**Directions:** Print the lines of the listing below verbatim from its first line through the line bearing "12000, interval: 2000". Any pictures are to be omitted.

**Material provided:**
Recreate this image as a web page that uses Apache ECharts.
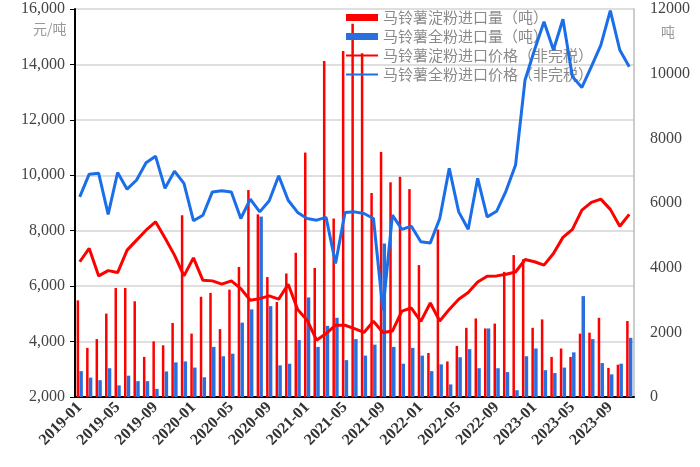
<!DOCTYPE html>
<html>
<head>
<meta charset="utf-8">
<script src="https://cdn.jsdelivr.net/npm/echarts@6/dist/echarts.min.js"></script>
<style>
  html, body { margin: 0; padding: 0; background: #fff; }
  #chart { width: 700px; height: 467px; }
</style>
</head>
<body>
<div id="chart"></div>
<script>
// 月份 2019-01 ~ 2023-11
const months = [];
for (let y = 2019; y <= 2023; y++) {
  for (let m = 1; m <= 12; m++) {
    if (y === 2023 && m > 11) break;
    months.push(y + '-' + (m < 10 ? '0' + m : m));
  }
}

// 马铃薯淀粉进口量（吨）
const starchVolume = [
  2990, 1520, 1790, 2580, 3370, 3370, 2960, 1240, 1720, 1600,
  2290, 5620, 1960, 3100, 3220, 2100, 3320, 4020, 6400, 5650,
  3710, 2940, 3820, 4460, 7560, 3990, 10390, 5520, 10700, 11540,
  10630, 6310, 7580, 6640, 6810, 6430, 4080, 1360, 5180, 1100,
  1580, 2140, 2430, 2120, 2270, 3870, 4390, 4260, 2140, 2400,
  1240, 1500, 1240, 1960, 1990, 2450, 900, 1000, 2350
]
// 马铃薯全粉进口量（吨）
const flourVolume = [
  800, 600, 520, 890, 360, 660, 490, 490, 250, 790,
  1070, 1100, 910, 610, 1550, 1260, 1340, 2300, 2710, 5580,
  2810, 980, 1030, 1760, 3080, 1550, 2200, 2450, 1140, 1790,
  1280, 1620, 4750, 1550, 1030, 1520, 1280, 800, 1010, 390,
  1230, 1480, 890, 2120, 890, 770, 210, 1260, 1500, 830,
  740, 910, 1380, 3120, 1790, 1050, 700, 1030, 1830
]
// 马铃薯淀粉进口价格（非完税）元/吨
const starchPrice = [
  6880, 7360, 6370, 6560, 6490, 7300, 7660, 8020, 8320, 7740,
  7120, 6370, 7020, 6210, 6190, 6070, 6190, 5910, 5490, 5550,
  5650, 5530, 6070, 5160, 4770, 4050, 4290, 4590, 4590, 4470,
  4330, 4730, 4330, 4380, 5100, 5210, 4730, 5390, 4740, 5160,
  5530, 5770, 6150, 6360, 6370, 6430, 6510, 6960, 6880, 6760,
  7180, 7760, 8050, 8740, 9020, 9140, 8770, 8160, 8590
]
// 马铃薯全粉进口价格（非完税）元/吨
const flourPrice = [
  9220, 10040, 10070, 8590, 10100, 9500, 9830, 10450, 10690, 9530,
  10150, 9710, 8360, 8560, 9400, 9440, 9400, 8440, 9140, 8680,
  9080, 9980, 9100, 8660, 8440, 8380, 8480, 6820, 8660, 8680,
  8620, 8440, 5130, 8560, 8050, 8160, 7600, 7560, 8440, 10250,
  8680, 8050, 9890, 8500, 8700, 9440, 10370, 13440, 14520, 15540,
  14520, 15630, 13560, 13170, 13920, 14700, 15940, 14520, 13920
]

const leftTicks = { min: 2000, max: 16000, interval: 2000 }
const rightTicks = { min: 0, max: 12000, interval: 2000 }

const RED = '#ff0000'
const BLUE = '#1a6ee8'
const numFont = 'Liberation Serif'
// 图例里线条的样式（细线）
const lineIcon = 'path://M0,2.5L32,2.5L32,4.5L0,4.5Z'

let chart = echarts.init(document.getElementById('chart'))
let option = {
  animation: false,
  grid: { left: 75, right: 66, top: 9, bottom: 70 },
  legend: {
    orient: 'vertical',
    left: 341,
    top: 5,
    itemWidth: 32,
    itemHeight: 7,
    itemGap: 4,
    textStyle: { color: '#8a8a8a', fontSize: 15, lineHeight: 15, fontFamily: 'Noto Sans CJK SC' },
    data: [
      { name: '马铃薯淀粉进口量（吨）', icon: 'rect' },
      { name: '马铃薯全粉进口量（吨）', icon: 'rect' },
      { name: '马铃薯淀粉进口价格（非完税）', icon: lineIcon },
      { name: '马铃薯全粉进口价格（非完税）', icon: lineIcon }
    ]
  },
  graphic: [
    { type: 'text', left: 33, top: 22, style: { text: '元/吨', fill: '#999', font: '14px "Noto Sans CJK SC"' } },
    { type: 'text', left: 661, top: 25, style: { text: '吨', fill: '#999', font: '14px "Noto Sans CJK SC"' } }
  ],
  xAxis: {
    type: 'category',
    data: months,
    boundaryGap: true,
    axisLine: { lineStyle: { color: '#000', width: 2 } },
    axisTick: { interval: 3, length: 5, lineStyle: { color: '#000' } },
    axisLabel: {
      interval: 3,
      rotate: 45,
      color: '#333',
      fontSize: 16,
      fontFamily: numFont,
      fontWeight: 'bold',
      margin: 8
    },
    splitLine: { show: false }
  },
  yAxis: [
    {
      type: 'value',
      min: leftTicks.min,
      max: leftTicks.max,
      interval: leftTicks.interval,
      axisLine: { show: true, lineStyle: { color: '#000', width: 2 } },
      axisTick: { show: true, length: 5, lineStyle: { color: '#000' } },
      axisLabel: {
        color: '#444',
        fontSize: 16,
        fontFamily: numFont,
        margin: 10,
        formatter: function (v) { return v.toLocaleString('en-US') }
      },
      splitLine: { lineStyle: { color: '#d4d4d4', width: 1.5 } }
    },
    {
      type: 'value',
      min: rightTicks.min,
      max: rightTicks.max,
      interval: rightTicks.interval,
      axisLine: { show: true, lineStyle: { color: '#bbb', width: 1.5 } },
      axisTick: { show: false },
      axisLabel: {
        color: '#444',
        fontSize: 16,
        fontFamily: numFont,
        margin: 16,
        formatter: function (v) { return String(v) }
      },
      splitLine: { show: false }
    }
  ],
  series: [
    {
      name: '马铃薯淀粉进口量（吨）',
      type: 'bar',
      yAxisIndex: 1,
      barWidth: 2.5,
      barGap: '10%',
      itemStyle: { color: RED },
      data: starchVolume
    },
    {
      name: '马铃薯全粉进口量（吨）',
      type: 'bar',
      yAxisIndex: 1,
      barWidth: 3.5,
      itemStyle: { color: '#2b6fdc' },
      data: flourVolume
    },
    {
      name: '马铃薯淀粉进口价格（非完税）',
      type: 'line',
      yAxisIndex: 0,
      symbol: 'none',
      z: 5,
      lineStyle: { color: RED, width: 3 },
      itemStyle: { color: RED },
      data: starchPrice
    },
    {
      name: '马铃薯全粉进口价格（非完税）',
      type: 'line',
      yAxisIndex: 0,
      symbol: 'none',
      z: 5,
      lineStyle: { color: BLUE, width: 3 },
      itemStyle: { color: BLUE },
      data: flourPrice
    }
  ]
}
chart.setOption(option)
</script>
</body>
</html>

**Finished task:**
Recreate this image as a web page that uses Apache ECharts.
<!DOCTYPE html>
<html>
<head>
<meta charset="utf-8">
<script src="https://cdn.jsdelivr.net/npm/echarts@6/dist/echarts.min.js"></script>
<style>
  html, body { margin: 0; padding: 0; background: #fff; }
  #chart { width: 700px; height: 467px; }
</style>
</head>
<body>
<div id="chart"></div>
<script>
// 月份 2019-01 ~ 2023-11
const months = [];
for (let y = 2019; y <= 2023; y++) {
  for (let m = 1; m <= 12; m++) {
    if (y === 2023 && m > 11) break;
    months.push(y + '-' + (m < 10 ? '0' + m : m));
  }
}

// 马铃薯淀粉进口量（吨）
const starchVolume = [
  2990, 1520, 1790, 2580, 3370, 3370, 2960, 1240, 1720, 1600,
  2290, 5620, 1960, 3100, 3220, 2100, 3320, 4020, 6400, 5650,
  3710, 2940, 3820, 4460, 7560, 3990, 10390, 5520, 10700, 11540,
  10630, 6310, 7580, 6640, 6810, 6430, 4080, 1360, 5180, 1100,
  1580, 2140, 2430, 2120, 2270, 3870, 4390, 4260, 2140, 2400,
  1240, 1500, 1240, 1960, 1990, 2450, 900, 1000, 2350
]
// 马铃薯全粉进口量（吨）
const flourVolume = [
  800, 600, 520, 890, 360, 660, 490, 490, 250, 790,
  1070, 1100, 910, 610, 1550, 1260, 1340, 2300, 2710, 5580,
  2810, 980, 1030, 1760, 3080, 1550, 2200, 2450, 1140, 1790,
  1280, 1620, 4750, 1550, 1030, 1520, 1280, 800, 1010, 390,
  1230, 1480, 890, 2120, 890, 770, 210, 1260, 1500, 830,
  740, 910, 1380, 3120, 1790, 1050, 700, 1030, 1830
]
// 马铃薯淀粉进口价格（非完税）元/吨
const starchPrice = [
  6880, 7360, 6370, 6560, 6490, 7300, 7660, 8020, 8320, 7740,
  7120, 6370, 7020, 6210, 6190, 6070, 6190, 5910, 5490, 5550,
  5650, 5530, 6070, 5160, 4770, 4050, 4290, 4590, 4590, 4470,
  4330, 4730, 4330, 4380, 5100, 5210, 4730, 5390, 4740, 5160,
  5530, 5770, 6150, 6360, 6370, 6430, 6510, 6960, 6880, 6760,
  7180, 7760, 8050, 8740, 9020, 9140, 8770, 8160, 8590
]
// 马铃薯全粉进口价格（非完税）元/吨
const flourPrice = [
  9220, 10040, 10070, 8590, 10100, 9500, 9830, 10450, 10690, 9530,
  10150, 9710, 8360, 8560, 9400, 9440, 9400, 8440, 9140, 8680,
  9080, 9980, 9100, 8660, 8440, 8380, 8480, 6820, 8660, 8680,
  8620, 8440, 5130, 8560, 8050, 8160, 7600, 7560, 8440, 10250,
  8680, 8050, 9890, 8500, 8700, 9440, 10370, 13440, 14520, 15540,
  14520, 15630, 13560, 13170, 13920, 14700, 15940, 14520, 13920
]

const leftTicks = { min: 2000, max: 16000, interval: 2000 }
const rightTicks = { min: 0, max: 12000, interval: 2000 }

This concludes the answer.